The art is not the focal point of this game. Building a freakin’ sword is! Yet, the art is done very well. The outside of the box is eye-catching and captures the theme of the game. The sword tiles and hilts look like sword parts with gems in them. Not anything fancy but they do what they are supposed to. The approach to everything feels slightly minimalist and I like that.
For me Swordcrafters felt very outside the box. Sure, there are familiar elements to the game, but the end result is a tangible 3D object that does not feel gimmicky. It has some weight to it and isn’t on the verge of falling apart. The game plays very quickly. And the way rounds are set up everyone feels involved because there is very little down time. Players are either slicing, selecting or placing their tiles. Our first few games were five player games.
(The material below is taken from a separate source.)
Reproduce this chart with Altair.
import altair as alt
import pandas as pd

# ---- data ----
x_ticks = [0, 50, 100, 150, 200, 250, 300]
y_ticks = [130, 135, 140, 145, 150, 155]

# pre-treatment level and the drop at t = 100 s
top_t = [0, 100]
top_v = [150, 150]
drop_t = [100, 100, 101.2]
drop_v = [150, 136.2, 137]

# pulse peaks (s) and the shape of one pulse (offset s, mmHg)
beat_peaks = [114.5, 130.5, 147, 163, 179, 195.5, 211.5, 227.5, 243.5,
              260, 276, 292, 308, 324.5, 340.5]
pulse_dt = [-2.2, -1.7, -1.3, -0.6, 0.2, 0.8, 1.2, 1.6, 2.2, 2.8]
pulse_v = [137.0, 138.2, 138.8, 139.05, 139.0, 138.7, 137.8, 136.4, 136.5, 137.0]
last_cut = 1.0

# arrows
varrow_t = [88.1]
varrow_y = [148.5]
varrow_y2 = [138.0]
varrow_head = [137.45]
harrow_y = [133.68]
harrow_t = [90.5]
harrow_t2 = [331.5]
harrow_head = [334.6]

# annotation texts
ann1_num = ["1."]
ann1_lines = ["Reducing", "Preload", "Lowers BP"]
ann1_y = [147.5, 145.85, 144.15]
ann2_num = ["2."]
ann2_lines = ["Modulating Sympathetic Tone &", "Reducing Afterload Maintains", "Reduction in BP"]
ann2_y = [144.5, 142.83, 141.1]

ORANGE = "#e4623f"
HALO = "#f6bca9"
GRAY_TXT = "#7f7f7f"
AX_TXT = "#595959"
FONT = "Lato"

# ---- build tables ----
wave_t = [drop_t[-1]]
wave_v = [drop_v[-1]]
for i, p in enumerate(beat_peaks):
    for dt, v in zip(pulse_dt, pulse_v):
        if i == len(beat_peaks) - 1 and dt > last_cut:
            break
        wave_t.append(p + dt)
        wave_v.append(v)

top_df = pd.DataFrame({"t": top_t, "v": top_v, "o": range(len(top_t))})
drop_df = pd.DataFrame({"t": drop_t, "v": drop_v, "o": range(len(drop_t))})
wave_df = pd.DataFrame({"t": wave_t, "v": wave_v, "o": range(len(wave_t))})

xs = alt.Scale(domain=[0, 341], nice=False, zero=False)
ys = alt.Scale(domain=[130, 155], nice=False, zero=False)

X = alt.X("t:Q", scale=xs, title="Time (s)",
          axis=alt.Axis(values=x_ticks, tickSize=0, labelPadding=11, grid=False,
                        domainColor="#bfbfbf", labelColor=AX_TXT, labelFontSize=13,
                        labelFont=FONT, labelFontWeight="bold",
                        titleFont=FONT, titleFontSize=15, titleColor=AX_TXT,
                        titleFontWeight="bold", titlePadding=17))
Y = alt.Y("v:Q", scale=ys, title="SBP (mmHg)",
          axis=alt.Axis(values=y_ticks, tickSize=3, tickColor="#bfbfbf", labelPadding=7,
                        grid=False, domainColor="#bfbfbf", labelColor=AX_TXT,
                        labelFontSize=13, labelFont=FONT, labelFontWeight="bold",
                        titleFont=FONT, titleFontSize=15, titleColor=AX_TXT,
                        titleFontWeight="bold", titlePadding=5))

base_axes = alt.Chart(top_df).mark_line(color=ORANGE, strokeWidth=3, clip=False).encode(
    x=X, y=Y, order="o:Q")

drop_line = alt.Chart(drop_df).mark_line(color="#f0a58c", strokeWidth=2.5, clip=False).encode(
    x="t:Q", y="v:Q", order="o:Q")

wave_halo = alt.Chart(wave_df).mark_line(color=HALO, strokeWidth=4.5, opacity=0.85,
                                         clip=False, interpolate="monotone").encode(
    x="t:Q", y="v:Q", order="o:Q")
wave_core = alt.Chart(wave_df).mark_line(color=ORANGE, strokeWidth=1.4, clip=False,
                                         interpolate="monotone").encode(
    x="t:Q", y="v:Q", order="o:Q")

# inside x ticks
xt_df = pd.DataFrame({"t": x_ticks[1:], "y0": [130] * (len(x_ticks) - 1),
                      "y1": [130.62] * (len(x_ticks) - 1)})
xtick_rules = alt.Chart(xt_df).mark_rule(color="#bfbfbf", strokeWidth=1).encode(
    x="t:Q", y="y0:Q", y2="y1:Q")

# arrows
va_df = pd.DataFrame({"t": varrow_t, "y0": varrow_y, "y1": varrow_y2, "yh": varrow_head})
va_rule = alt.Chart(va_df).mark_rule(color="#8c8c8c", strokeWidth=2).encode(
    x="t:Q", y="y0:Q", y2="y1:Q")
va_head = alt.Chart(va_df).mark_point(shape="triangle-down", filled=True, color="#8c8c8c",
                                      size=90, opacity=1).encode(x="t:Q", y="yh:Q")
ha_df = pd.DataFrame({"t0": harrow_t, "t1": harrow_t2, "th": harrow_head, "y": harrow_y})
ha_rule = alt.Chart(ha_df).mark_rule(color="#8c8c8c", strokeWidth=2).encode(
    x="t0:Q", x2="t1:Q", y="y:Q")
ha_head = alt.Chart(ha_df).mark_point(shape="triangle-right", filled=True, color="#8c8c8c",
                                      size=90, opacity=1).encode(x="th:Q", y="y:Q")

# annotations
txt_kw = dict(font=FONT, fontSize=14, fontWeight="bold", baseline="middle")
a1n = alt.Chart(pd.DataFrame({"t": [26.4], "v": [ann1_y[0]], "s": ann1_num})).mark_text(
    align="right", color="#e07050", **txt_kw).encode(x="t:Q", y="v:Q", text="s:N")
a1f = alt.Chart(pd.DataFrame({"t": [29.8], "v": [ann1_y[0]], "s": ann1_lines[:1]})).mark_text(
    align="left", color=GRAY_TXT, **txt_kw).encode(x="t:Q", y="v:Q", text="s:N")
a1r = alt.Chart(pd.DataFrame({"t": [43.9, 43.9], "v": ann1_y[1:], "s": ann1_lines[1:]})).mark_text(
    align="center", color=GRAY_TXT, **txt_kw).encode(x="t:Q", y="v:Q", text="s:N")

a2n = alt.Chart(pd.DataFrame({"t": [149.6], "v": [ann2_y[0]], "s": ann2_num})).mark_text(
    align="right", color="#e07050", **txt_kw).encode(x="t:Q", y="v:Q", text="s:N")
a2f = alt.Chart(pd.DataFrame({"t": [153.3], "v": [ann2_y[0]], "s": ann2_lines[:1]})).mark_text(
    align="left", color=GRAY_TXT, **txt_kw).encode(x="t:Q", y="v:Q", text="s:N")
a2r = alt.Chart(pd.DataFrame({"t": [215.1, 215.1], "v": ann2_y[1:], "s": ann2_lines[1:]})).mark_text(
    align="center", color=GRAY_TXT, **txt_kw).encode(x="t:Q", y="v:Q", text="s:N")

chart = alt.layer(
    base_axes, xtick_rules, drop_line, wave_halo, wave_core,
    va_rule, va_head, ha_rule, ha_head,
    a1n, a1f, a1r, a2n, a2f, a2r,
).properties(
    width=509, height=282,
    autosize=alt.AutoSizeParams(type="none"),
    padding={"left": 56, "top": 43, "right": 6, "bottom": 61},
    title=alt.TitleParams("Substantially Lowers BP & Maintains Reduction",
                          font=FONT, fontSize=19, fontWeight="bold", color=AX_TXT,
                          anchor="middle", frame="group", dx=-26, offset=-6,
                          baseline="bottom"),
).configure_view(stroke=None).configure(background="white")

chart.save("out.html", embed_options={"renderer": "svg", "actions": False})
The games lasted no more than a half hour and everyone really enjoyed crafting their swords. I played with both adults and kids (I will discuss this more below) and Swordcrafters was a huge hit with everyone.
Age Range & Weight
The age suggestion for Swordcrafters is 6+. I did play with my six-year-old son and he did OK with the game. He never really figured out a strategy but and we ended up coaching him on where to place his tiles once we saw him struggling with it. That didn’t phase him at all. He loved playing and thought it was an awesome game and has asked to play it every time its family game time. My one issue with having kids so young play, and maybe it is just because I know he can destroy stuff, is the construction part of the game. I want the game to stay in the best condition possible. Swordcrafters has lots of pieces that slide tightly together. Sometimes it took me an extra moment to fit the piece in without it doing damage to itself or another piece. I was scared my boy would just jam pieces together without taking his time. After seeing him try that, I told him to pick his tiles and then tell me where he wanted to place them. I would put it together for him. When it was together, I would give it back to him because it was secure enough for him to hold. It was the crafting that had me worried. He was upset for a minute, but then when he saw the beginnings of the sword, he forgot all about it.
There is plenty of awesomeness involved in Swordcrafters. Obviously, constructing a sword is the best part, but the whole experience revolves around that so it is an all-around fun experience. Some of my minor issues with the box and storing the tiles are a small thing compared to getting to hold a finished sword in your hand. The components are top of the line and built to stand up to the process of crafting and taking the swords apart. The game should have great replay value. It has held up well for us and my kids still ask to play it. I am very happy to get it back on the table. If you are looking for a gaming experience that is different than the more conventional options, yet doesn’t sit too far out there, then Swordcrafters should be a great option for you. It also can play up to five which makes it nice for get togethers. It is not heavy enough to intimidate and can be enjoyed by seasoned gamers.